In the early hours of Friday, September 29 last year, in the eastern suburbs of Melbourne, locals woke to find the busy intersection of Kooyong and Glen Eira roads a swarm of emergency vehicles and road workers. At around 2am, the ground underneath this busy road gave way and collapsed into the earth. Official reports say a leak in the underground plumbing caused the earth to collapse on itself, forming a sinkhole.
“It was a massive shock, you never expect the road to collapse like that in this sort of area,” says barrister and former candidate for the Glen Eira council, Joel Silver. “Thank God nobody was on top of that road, the hole looked big enough to swallow an entire car.” Silver is just one of many locals who were given a shock introduction to this naturally occurring phenomenon.
Sinkholes form when highly porous rocks in the subsurface – such as limestone or gypsum – are dissolved by flowing water. This erosion leads to underground cavities, which continue to grow until the overburden no longer has subsurface support and gives way. Sinkholes also vary in size. While some are barely a metre in diameter, others can be as large as 600 metres.
While they are a natural phenomenon, recent years have seen faulty human infrastructure and highly intrusive activity lead to the rapid formation of sinkholes in urban areas. Last August, an enormous sinkhole opened up in the middle of a busy street in central Zhengzhou, in the Chinese province of Henan. Provincial firefighters believe the 20-metre wide and nine-metre deep sinkhole was the result of fragmented underground water pipes, similar to last year’s sinkhole in Glen Eira.
“There’s a variety of ways in which humans influence and create sinkholes,” says Mark Quigley from University of Melbourne’s School of Earth Sciences. “For instance, the most common thing we get in Melbourne is a road that’s underlain with water pipes.” It’s no secret that Melbourne’s inner-eastern suburbs are burdened with dated infrastructure.

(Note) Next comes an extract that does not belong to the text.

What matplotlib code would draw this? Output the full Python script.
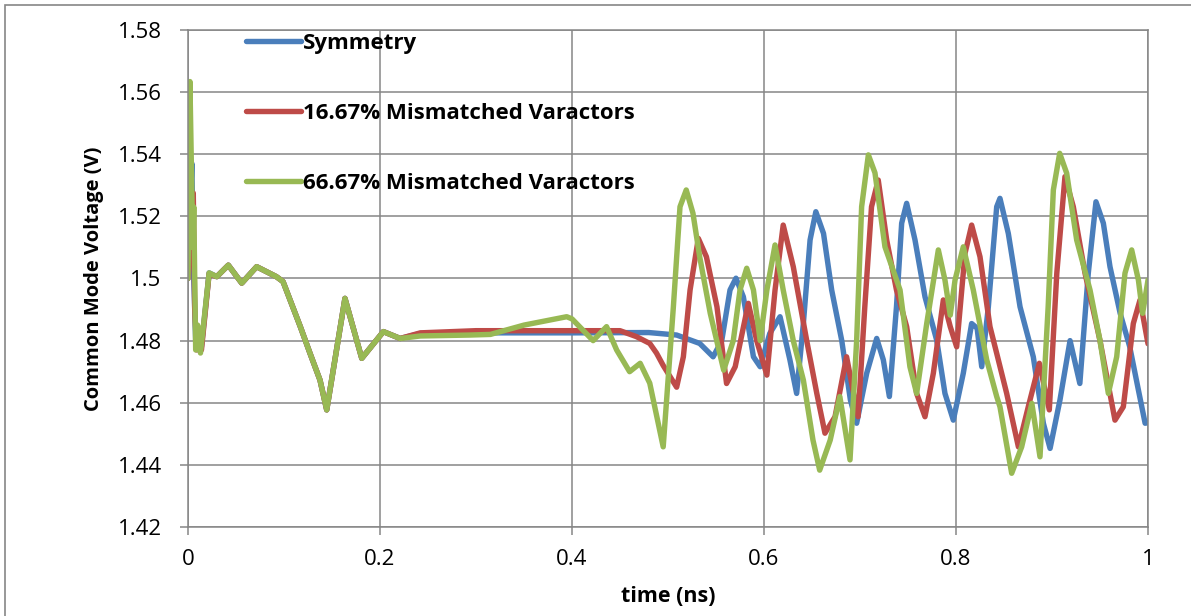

Professor Quigley, who previously worked in Christchurch as one of the chief scientists studying the city’s string of earthquakes, says there is a simple explanation for how plumbing can trigger sinkholes. “The pipes might leak and dissolve or wash away some of the surrounding material underneath the road. Eventually the road will collapse.”
Abandoned mines have also proven highly susceptible to sinkhole formation. Dr Oswald Maroni, a researcher from the CSIRO’s Department of Land and Water, says history shows a lack of damage control following the closure of mines. “If mines are abandoned, then normally they would have to be filled per some standards,” he says. “But sometimes they didn’t do a good job of that or they didn’t fill it at all and that can definitely lead to some problems.” There are numerous examples of unfilled mineshafts leading to the formation of sinkholes. Last August, a couple from Ipswich, Queensland, woke to find an eight-metre-wide, six-foot-deep sinkhole had formed in their backyard. This raised questions about the geological stability underneath the couple’s home. “It is known that an historic coal exploration hole was dug in the early 1900s near where the sinkhole appeared,” Queensland Mines Minister Anthony Lynham told ABC News.
Such instances prove the extreme speed and unpredictable growth of these occurrences. Dr Maroni says the rate at which sinkholes grow largely depends on the depth of the cavity. “Sometime they can grow gradually and sometimes they appear suddenly,” he says. “If the cavity is shallow than that might indicate a high possibility that a sinkhole will form, and this is much more dangerous.” However, Professor Quigley says there are several tell-tale signs that a sinkhole is forming in a certain area. “Subtle circular depressions at the surface are one,” he says. “There’s also a whole bunch of geophysical techniques we can use.”
These include the measurement of electrical currents in the ground, the density of the ground, structural materials or voids in the ground. Dr Maroni says sinkhole prevention can also be as simple as creating a “susceptibility map”.
“This shows where sinkholes may most likely form,” he explains. “A geologist can then look at a geological map and search for the presence of those highly soluble rocks.”
However, these techniques have proven difficult in highly-concreted, urban areas. Where most urban sinkholes are triggered by faulty sewerage or waterpipes one would think the answer would be as simple as monitoring or even upgrading this infrastructure. But for Joel Silver, the task of replacing entire sewerage systems in a suburban area would prove far too difficult. “It’s a challenge when you’ve got an area where people are living and working and you’d be having to rip-up entire streets,” he says. “It’s just not viable.” He remains optimistic that last year’s sinkhole was nothing but a “freak occurrence” and thinks it’s unlikely a similar event will happen anytime soon. “If it happens again then obviously that’d be a concern because you never want the road collapsing.”
But Professor Quigley says other methods are available to combat deep or well-hidden cavities in urban areas. “Using ground-penetrating radar or gravity surveys or electric surveys, we can actually map out these voids before they turn into sinkholes and then take preventative measures,” he explains. These preventative measures include “destabilising” the void by injecting the subsurface with grouting material or completely replacing the weak subsurface materials with stronger gravel. “We can then make it stronger and more homogeneous,” he says. “And that’s really the end game.”